One could. but one probably shouldn't.
Extending the thought exercise, one could elect to just record all income /
expenses to the singular top-level accounts, wih no sub-division or
granularity.
Would it be a good idea? probably not.
Would GC allow it? of course.
Historical note ----- THAT is exactly how it was when double entry
bookkeeping was a new concept, say a thousand years ago. Assets and
liabilities had child accounts under them in the ledger.

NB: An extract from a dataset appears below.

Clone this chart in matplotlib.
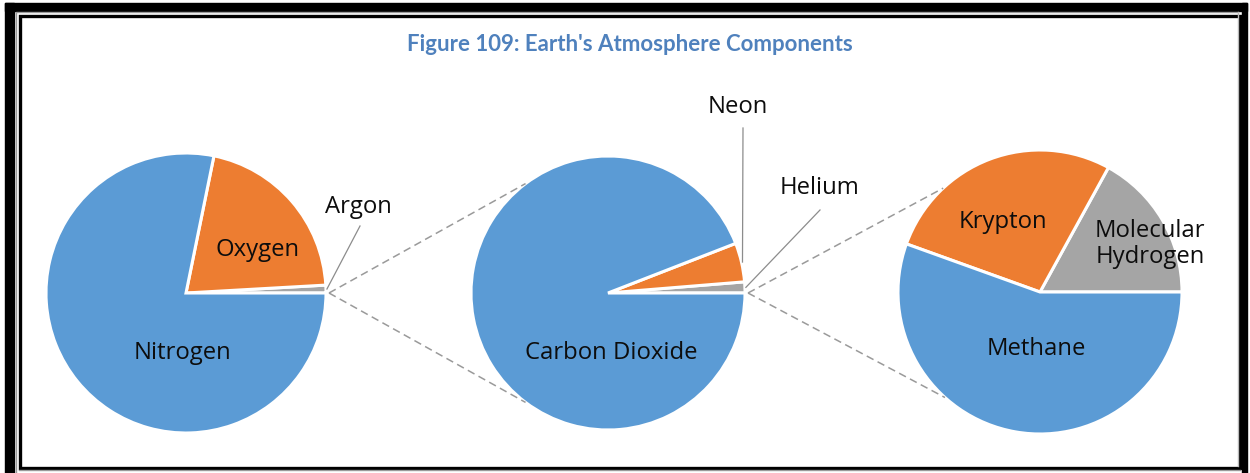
import numpy as np
import matplotlib.pyplot as plt
from matplotlib.patches import Rectangle

# data (percent of each pie)
air_labels = ["Argon", "Oxygen", "Nitrogen"]
air_values = [0.9, 20.9, 78.2]

trace_labels = ["Helium", "Neon", "Carbon Dioxide"]
trace_values = [1.3, 4.6, 94.1]

minor_labels = ["Molecular\nHydrogen", "Krypton", "Methane"]
minor_values = [17.0, 27.5, 55.5]

colors = ["#A5A5A5", "#ED7D31", "#5B9BD5"]

W, H = 1250, 473
fig = plt.figure(figsize=(W / 100, H / 100), dpi=100)
ax = fig.add_axes([0, 0, 1, 1])


def py(y):
    # picture y (down) -> axes y (up)
    return H - y


# pie layout in pixels: (cx, cy, r)
pies = [(186, 293, 140), (608, 293, 137), (1040, 292, 142)]
datasets = [air_values, trace_values, minor_values]

wedges_all = []
for (cx, cy, r), vals in zip(pies, datasets):
    w, _ = ax.pie(vals, colors=colors, startangle=0, counterclock=True,
                  center=(cx, py(cy)), radius=r, frame=True,
                  wedgeprops=dict(edgecolor="white", linewidth=2.2))
    wedges_all.append(w)


def edge_point(cx, cy, r, ang, extra=0):
    a = np.deg2rad(ang)
    return cx + (r + extra) * np.cos(a), py(cy) + (r + extra) * np.sin(a)


# dashed connectors between pies
conn_angles = [(127, 233), (133, 228)]
for i, (a_top, a_bot) in enumerate(conn_angles):
    cx, cy, r = pies[i]
    nx, ny, nr = pies[i + 1]
    sx, sy = cx + r + 3, py(cy)
    for a in (a_top, a_bot):
        ex, ey = edge_point(nx, ny, nr, a)
        ax.plot([sx, ex], [sy, ey], color="#9A9A9A", lw=1.1, ls=(0, (5, 3)))

txt = dict(fontsize=17.2, color="#0D0D0D", family="Open Sans",
           ha="center", va="center")

# labels inside slices
ax.text(258, py(250), "Oxygen", **txt)
ax.text(183, py(353), "Nitrogen", **txt)
ax.text(611, py(353), "Carbon Dioxide", **txt)
ax.text(1003, py(222), "Krypton", **txt)
ax.text(1150, py(244), "Molecular\nHydrogen", linespacing=1.1, **txt)
ax.text(1036, py(349), "Methane", **txt)


# outside labels with leader lines
def leader(pie_i, wedge_i, label, lx, ly, ex, ey):
    cx, cy, r = pies[pie_i]
    wd = wedges_all[pie_i][wedge_i]
    mid = (wd.theta1 + wd.theta2) / 2
    sx, sy = edge_point(cx, cy, r, mid, 1)
    ax.plot([sx, ex], [sy, py(ey)], color="#8C8C8C", lw=0.9)
    ax.text(lx, py(ly), label, **txt)


leader(0, 0, "Argon", 358, 207, 360, 226)
leader(1, 1, "Neon", 738, 107, 743, 128)
leader(1, 0, "Helium", 820, 188, 820, 210)

# title
ax.text(630, py(45), "Figure 109: Earth's Atmosphere Components",
        fontsize=16, fontweight="bold", color="#4F81BD", family="Lato",
        ha="center", va="center")

# frame
ax.add_patch(Rectangle((5, py(473)), 9, 470, color="black"))
ax.add_patch(Rectangle((5, py(11)), 1242, 8, color="black"))
ax.add_patch(Rectangle((1242, py(473)), 5, 470, color="black"))
ax.plot([15.5, 15.5, 1238], [py(472), py(12.5), py(12.5)], color="#9A9A9A", lw=1)
ax.plot([1238, 1238], [py(12.5), py(466)], color="#BBBBBB", lw=1)
ax.add_patch(Rectangle((19.5, py(467.5)), 1220, 451, fill=False,
                       edgecolor="black", lw=2.4))
ax.plot([19, 1240], [py(470), py(470)], color="#9A9A9A", lw=1)

ax.set_xlim(0, W)
ax.set_ylim(0, H)
ax.set_aspect("auto")
ax.axis("off")

plt.savefig("out.png", dpi=100)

Necessary to
track the individual accounts of each borrower and each lender. << the
earliest users of double entry were in the money lending business >> But
the other side of transactions we think of as income and expense was equity.
Of course that was a PITA when the boss asked "how much interest did we
take in last month?" Somebody had to go through all the equity
transaction for the month to see which were interest and add those up.
Since this was a frequent question, some bright person came up with the
idea of introducing a TEMPORARY account type "income" and use that for
the other side and only once a period closing into equity << the
fundamental type of income is type equity. >> The same was done for
expenses. I don't know when, some hundreds of years ago at least.
MONEY --- Notice with double entry bookkeeping these early bankers
learned they could create money! Say representatives of banking houses
in London and Milan met and exchanged debt instruments with each other.
So now the London bank held notes payable at a Milanese banking house
while the bank in Milan held notes payable at a London banking house. An
English merchant planning to go on a buying trip to Italy could go to
the London banking house a purchase one of these notes (for "real"
money, silver or gold) and when arrived in Italy turn that note in to
the issuing house (receiving "real" money, silver or gold). No risk of
losing silver or gold while traveling to bandits, etc. as these notes
needed to be endorsed. All the banks needed was to keep on hand enough
silver and gold to buy back these notes as they arrived (the correct
percentage required to keep on hand learned over time -- nowadays this
tends to be regulated by governments or quasi governmental bodies)
Let's say that reserve is 50% <<each can create/exchange with each other
notes for twice the silver and gold they have in reserve>> Well that has
just doubled the amount of money that exist in the economy. Well as long
as it all keeps circulating. Were that circulation to stop, would disappear.